Execute in place.

Charles Manning manningc2 at actrix.gen.nz
Wed Jun 4 16:48:31 EDT 2003


On Wednesday 04 June 2003 22:06, David Woodhouse wrote:
> On Wed, 2003-06-04 at 10:57, Jörn Engel wrote:
> > For my flash chips, an erase operation is in the ballpark of a second.
> > That is very long for interrupts, so I would assume, we never complete
> > an erase without being interrupted.  Does this mean that a formerly
> > suspended and resumed erase operation completes quicker than a fresh
> > one?
>
> That appears to be the case, yes. Certainly, in the common case of it
> being 10ms before you get the next timer tick and consider rescheduling,
> the chip's made enough progress that it doesn't have to start again from
> scratch.
>
> Someone with more knowledge of flash chip internals could possibly give
> a more coherent and informative answer -- but I was concerned about the
> possibility you raise and that's partly why I was doing the flood-ping
> testing.

That's the whole purpose of erase suspend/resume.

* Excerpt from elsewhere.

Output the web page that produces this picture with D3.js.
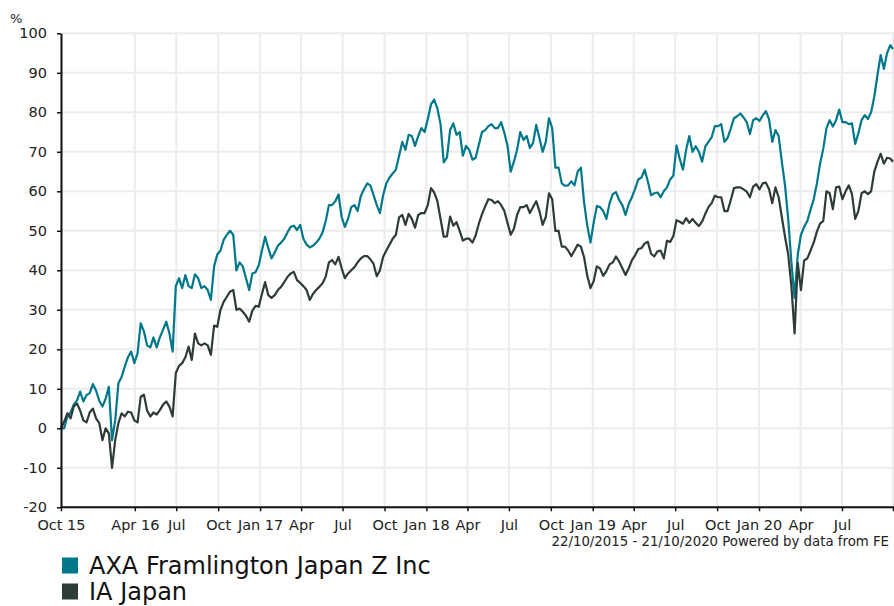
<!DOCTYPE html>
<html>
<head>
<meta charset="utf-8">
<script src="https://cdn.jsdelivr.net/npm/d3@7"></script>
<style>
    body { margin: 0; background: #fff; }
    svg { display: block; font-family: Verdana, "DejaVu Sans", sans-serif; }
</style>
</head>
<body>
<div id="chart"></div>
<script>
// cumulative performance, weekly readings from 22/10/2015
const startDate = '2015-10-22';
const endDate = '2020-10-21';

const seriesNames = ['AXA Framlington Japan Z Inc', 'IA Japan'];
const seriesColors = ['#00788a', '#2f3b38'];

const axaValues = [
    0, 0, 3, 4, 6, 7, 9.3, 6.8, 8.4, 8.9,
    11.2, 9.5, 7, 5.5, 7.5, 10.5, -3, 2, 11.4, 13,
    15.6, 18, 19.4, 16.5, 19, 26.6, 24.5, 21, 20.5, 23,
    20.5, 23, 25, 27, 24, 19.4, 36, 38, 35.5, 38.8,
    36, 35.5, 39, 38, 35.5, 36, 35, 32.5, 41, 44,
    45, 47.7, 49, 50,
    49, 40, 42, 41, 38, 35, 39.2, 39.5, 41.3, 45,
    48.5, 45.6, 43, 44.5, 46.2, 47, 48, 49.6, 51, 51.3,
    50.2, 51.5, 48, 46.5, 45.8, 46.2, 47, 48, 49.6, 52.5,
    56.5, 56.5, 57.5, 59.2, 53.5, 51, 53, 56, 56.5, 55,
    58.8, 60.5, 62, 61.5, 59, 56.5, 54.5, 59,
    62, 63.5, 64.5,
    65.5, 69, 72.5, 70.5, 74.3, 74, 71.5, 74, 76, 75,
    78.3, 82, 83.2, 81, 77, 67.3, 68.5, 75.5, 77.2, 74.3,
    75, 69, 71.5, 70.5, 68, 68.5, 71.8, 75, 75.5, 76.5,
    77, 76, 76, 77.5, 74.8, 71.5, 65, 67.5, 70.5, 75,
    73, 74, 71, 72.2, 76.8, 73.5, 70, 72.5, 78.5, 76,
    66, 66,
    62, 61.4, 61.5, 62.5, 61.5, 65, 66, 57.2, 51.3, 47,
    52, 56.3, 56, 55, 53, 57, 59.3, 59.8, 57.8, 56.5,
    54, 56.8, 58.5, 60.6, 63, 63.5, 65.5, 62.5, 59, 59.5,
    59.7, 58.5, 60, 61, 63, 64, 71.6, 68.2, 65.5, 70.5,
    74, 70, 71.4, 70, 67.5, 71.3, 72.5, 73.7, 76.5, 76.5,
    77, 72.5,
    73.5, 75.9, 78.5, 79, 79.7, 78.7, 77.5, 74.5, 78, 78.5,
    77.8, 79.2, 80.3, 78.2, 72.5, 75.5, 74, 67.5, 61.5, 53,
    42, 33, 44, 49, 51, 52.5, 55.3, 58, 62, 67,
    70.8, 76, 78, 76.4, 78, 80.7, 77.5, 77.5, 77, 77.2,
    72, 74.7, 78, 79.3, 78.3, 80, 84, 89.5, 94.5, 91,
    95, 97, 96
];

const iaValues = [
    0, 1.7, 3.8, 2.5, 5.5, 6.3, 4.5, 2, 1.5, 4,
    5, 2.5, 1.3, -3, 0, -1.3, -10, -3, 1.3, 3.8,
    3, 4.2, 4, 2, 1.5, 8, 8.5, 4.5, 3, 4,
    3.5, 4.6, 6, 6.8, 5.5, 3, 14, 15.8, 16.5, 18,
    20.7, 17.3, 24, 21.5, 21, 21.5, 21, 18.6, 26, 25.7,
    30, 32, 33.3, 34.6,
    35, 30, 30.3, 29.5, 28.5, 27, 29.8, 31, 30.8, 34,
    37, 33.7, 33, 33.7, 35, 35.8, 37, 38.3, 39.2, 39.6,
    37.5, 36.8, 36, 35, 32.5, 34, 35, 35.8, 36.7, 38.4,
    42, 42.6, 41.5, 43.4, 40.5, 38, 39.2, 40, 40.8, 42,
    43, 43.6, 43.6, 42.8, 41.6, 38.5, 40, 43.4,
    45, 46.5, 48,
    49, 53.4, 54, 51.5, 54.3, 53, 50.8, 54, 54.5, 54.5,
    56.5, 60.8, 59.7, 57.5, 53, 48.5, 48.6, 53.6, 51.3, 52.2,
    50, 47.5, 48, 48, 47, 48.8, 51.8, 54.2, 56.2, 58,
    57.8, 57, 57.5, 56.5, 55, 52, 49, 50.5, 54, 56,
    56, 56.5, 54.5, 56, 57.5, 55, 51.5, 53.5, 59.5, 58,
    50, 50,
    46, 46, 45, 43.6, 45, 46.5, 46, 43.3, 38.6, 35.5,
    37.2, 41, 40.5, 38.6, 39.8, 41.5, 42, 43.5, 42.2, 40.5,
    38.8, 40.5, 42.6, 43.8, 45.4, 45.6, 46.8, 47.2, 44.2, 43.5,
    44.8, 45, 43, 47.5, 47.2, 48.7, 52.7, 52.3, 51.8, 53.2,
    52, 53, 52, 51.2, 52.3, 54.3, 56, 57, 58.9, 58.5,
    58.5, 55,
    55, 57.8, 60.8, 61, 61, 60.5, 59.9, 58.5, 61.2, 61.8,
    60.5, 62, 62.2, 60.5, 57, 61, 58.5, 53.5, 48.5, 44,
    36, 24, 41.8, 35, 42.5, 43, 45, 47, 49.8, 51.8,
    52.5, 60, 59.5, 55.5, 61, 61.2, 58, 60, 61.5, 59.3,
    53, 55, 59.5, 60, 59.3, 60, 65, 67.5, 69.5, 67,
    68.5, 68.3, 67.5
];

const yTicks = [-20, -10, 0, 10, 20, 30, 40, 50, 60, 70, 80, 90, 100];

const xTickDates = [
    '2015-10-22', '2016-04-01', '2016-07-01', '2016-10-01', '2017-01-01',
    '2017-04-01', '2017-07-01', '2017-10-01', '2018-01-01', '2018-04-01',
    '2018-07-01', '2018-10-01', '2019-01-01', '2019-04-01', '2019-07-01',
    '2019-10-01', '2020-01-01', '2020-04-01', '2020-07-01', '2020-10-21'
];
const xTickLabels = [
    'Oct 15', 'Apr 16', 'Jul', 'Oct', 'Jan 17',
    'Apr', 'Jul', 'Oct', 'Jan 18', 'Apr',
    'Jul', 'Oct', 'Jan 19', 'Apr', 'Jul',
    'Oct', 'Jan 20', 'Apr', 'Jul', ''
];

const footerText = '22/10/2015 - 21/10/2020 Powered by data from FE';

function drawChart(target) {
    let w = 894, h = 606;
    let m = { left: 61, right: 893, top: 33.3, bottom: 507.3 };
    let parse = d3.timeParse('%Y-%m-%d');

    let start = parse(startDate), end = parse(endDate);
    let dates = d3.timeDay.range(start, end, 7);
    dates.push(end);

    let x = d3.scaleTime().domain([start, end]).range([m.left, m.right]);
    let y = d3.scaleLinear().domain([-20, 100]).range([m.bottom, m.top]);

    let svg = d3.select(target)
        .append('svg')
        .attr('width', w)
        .attr('height', h);

    let tickDates = xTickDates.map(parse);

    // grid
    svg.append('g')
        .selectAll('line')
        .data(yTicks)
        .enter()
        .append('line')
        .attr('x1', m.left).attr('x2', w)
        .attr('y1', d => y(d)).attr('y2', d => y(d))
        .attr('stroke', '#ececec')
        .attr('stroke-width', 2);

    svg.append('g')
        .selectAll('line')
        .data(tickDates)
        .enter()
        .append('line')
        .attr('x1', d => x(d)).attr('x2', d => x(d))
        .attr('y1', m.top).attr('y2', m.bottom)
        .attr('stroke', '#ececec')
        .attr('stroke-width', 2);

    // lines
    let series = [axaValues, iaValues];
    let line = d3.line()
        .x((d, i) => x(dates[i]))
        .y(d => y(d));

    series.forEach(function (vals, idx) {
        svg.append('path')
            .datum(vals)
            .attr('fill', 'none')
            .attr('stroke', seriesColors[idx])
            .attr('stroke-width', 2.2)
            .attr('stroke-linejoin', 'round')
            .attr('d', line);
    });

    // axes
    let xAxis = d3.axisBottom(x)
        .tickValues(tickDates)
        .tickFormat((d, i) => xTickLabels[i])
        .tickSize(4)
        .tickSizeOuter(0)
        .tickPadding(8);

    let yAxis = d3.axisLeft(y)
        .tickValues(yTicks)
        .tickFormat(d => String(d))
        .tickSize(4)
        .tickSizeOuter(0)
        .tickPadding(10);

    let gx = svg.append('g')
        .attr('transform', 'translate(0,' + m.bottom + ')')
        .call(xAxis);
    let gy = svg.append('g')
        .attr('transform', 'translate(' + m.left + ',0)')
        .call(yAxis);

    [gx, gy].forEach(function (g) {
        g.select('.domain').attr('stroke', '#111').attr('stroke-width', 2);
        g.selectAll('.tick line').attr('stroke', '#111').attr('stroke-width', 1.5);
        g.selectAll('.tick text')
            .attr('fill', '#222')
            .style('font-size', '14.5px')
            .style('font-family', 'Verdana, "DejaVu Sans", sans-serif');
    });
    gx.select('.domain').attr('d', 'M' + m.left + ',0H' + w);

    svg.append('text')
        .attr('x', 10).attr('y', 23)
        .attr('fill', '#222')
        .style('font-size', '13px')
        .text('%');

    svg.append('text')
        .attr('x', 889).attr('y', 546)
        .attr('text-anchor', 'end')
        .attr('fill', '#222')
        .style('font-size', '13.3px')
        .text(footerText);

    // legend
    let lg = svg.append('g')
        .selectAll('g')
        .data(seriesNames)
        .enter()
        .append('g')
        .attr('transform', (d, i) => 'translate(62,' + (557.5 + i * 26) + ')');

    lg.append('rect')
        .attr('width', 16).attr('height', 16)
        .attr('fill', (d, i) => seriesColors[i]);

    lg.append('text')
        .attr('x', 27).attr('y', 16)
        .attr('fill', '#111')
        .style('font-size', '24px')
        .text(d => d);
}

drawChart('#chart');
</script>
</body>
</html>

Inside the flash there is a 
wee counter thing that drives the erase state machine. When you erase suspend 
it stops; when you resume it continues where it left off. 

Of course if you abort the erase (like you'd do for NAND and those NORs that 
might not have erase suspend), then the state machine starts from scratch. In 
this case you cannot guarantee termination since you might be forever 
restarting the erase and it never gets a chance to complete.

NAND does not bug me since NAND and XIP are mutually exclusive.